Les Français, à savoir les services divers, n’ont pas davantage que Takieddine ou Djouhri (pour Bourgi, et Péan, c’est l’inverse) été contactés par Tim McTague que par Pierre Péan pour son livre La République des mallettes.
Est-ce à dire qu’ils ne le seront plus, ni directement, ni indirectement ?

Les cabinets Brafman et Taylor ne sont pas chargés que de tirer judiciairement d’affaire DSK. Leur rôle va au-delà. Il s’agit aussi de restaurer l’image de leur client, internationalement.

 

 

À la question de Claire Chazal évoquant un complot, DSK répond « non » (provisoirement ?) sans toutefois exclure « un piège ». Claire Chazal n’a pas cru bon de creuser davantage (à moins qu’il lui ait été promis, en temps utile, d’autres précisions…). Dominique Strauss-Kahn aurait pu rester encore plus évasif, il (et ses conseils aussi) a pensé utile de faire état de ce passage de la page 12 (l’ensemble a été traduit par Rue89). Jacques Alexandre aurait peut-être supputé qu’il s’agissait là de l’avancée d’un pion en vue de coups suivants. Mais DSK détient-il, en sus de pions, une carte maîtresse ?

Scoop à venir ?

L’avenir (mais à quelle échéance ?) le dira… ou non. Car la carte maîtresse n’est pas encore dans le jeu de DSK et de ses conseils. Mais croire qu’ils ont renoncé à la dénicher serait naïf.
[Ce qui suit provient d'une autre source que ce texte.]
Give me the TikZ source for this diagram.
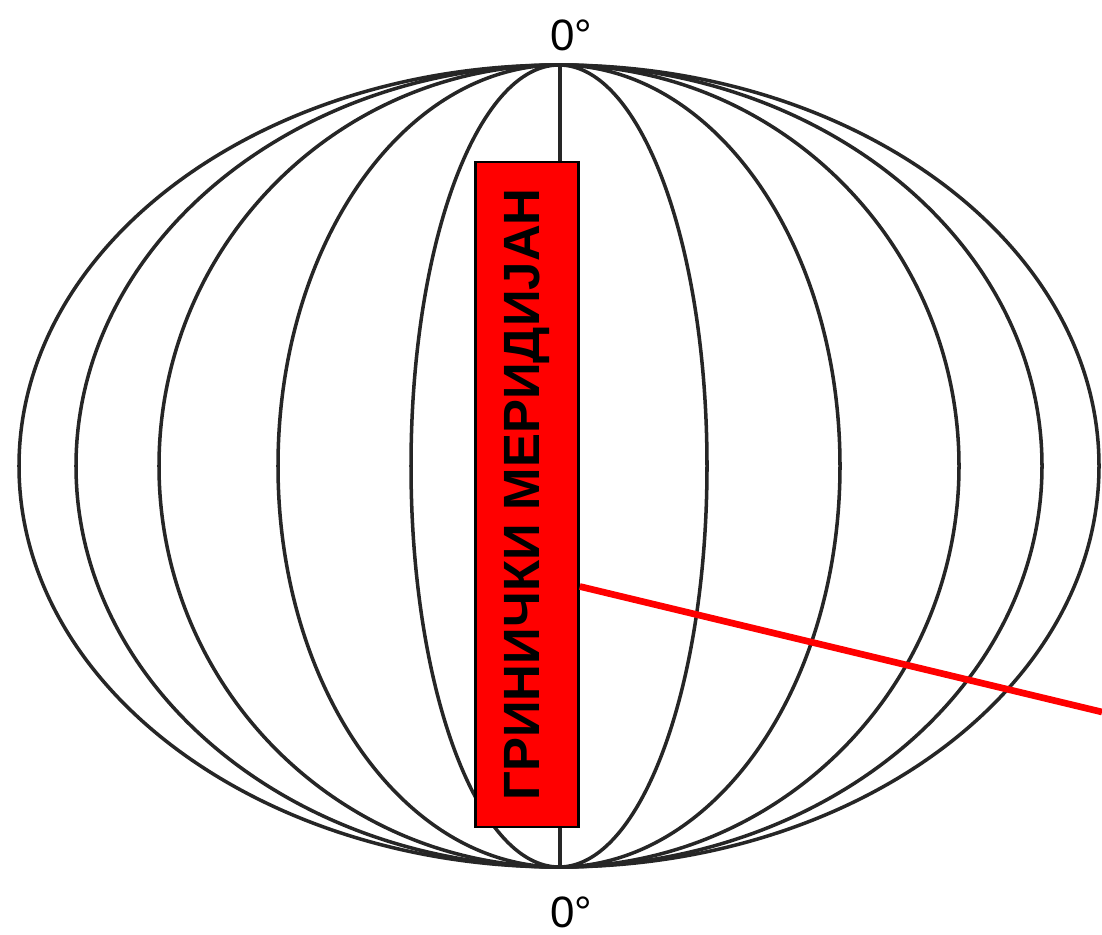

Croire que l’entretien de DSK est le tomber de rideau sur Nafitassou Diallo (ou plutôt d’autres, s’il n’a été que profité de circonstances), c’est peut-être faire preuve de courte vue, d’un décryptage de l’actualité « le nez dans le guidon ». Euronews a pris date. L’analyse ultérieure des médias indiquera si son angle secondaire était le bon.

Scoop à venir ? Non, si le reste de la presse ne suit pas. Mais si Amy Davidson révisait son opinion, elle serait contrainte de suivre, et reprendre, et rebondir, et cela reviendra par la bande de ce côté de l’Atlantique. Bien évidemment aussi si les rabatteurs de DSK lui ramenaient la carte maîtresse qu’il espère…

Mon pronostic ? Cette carte sera un joker : laissant tout penser, et relançant « son » jeu.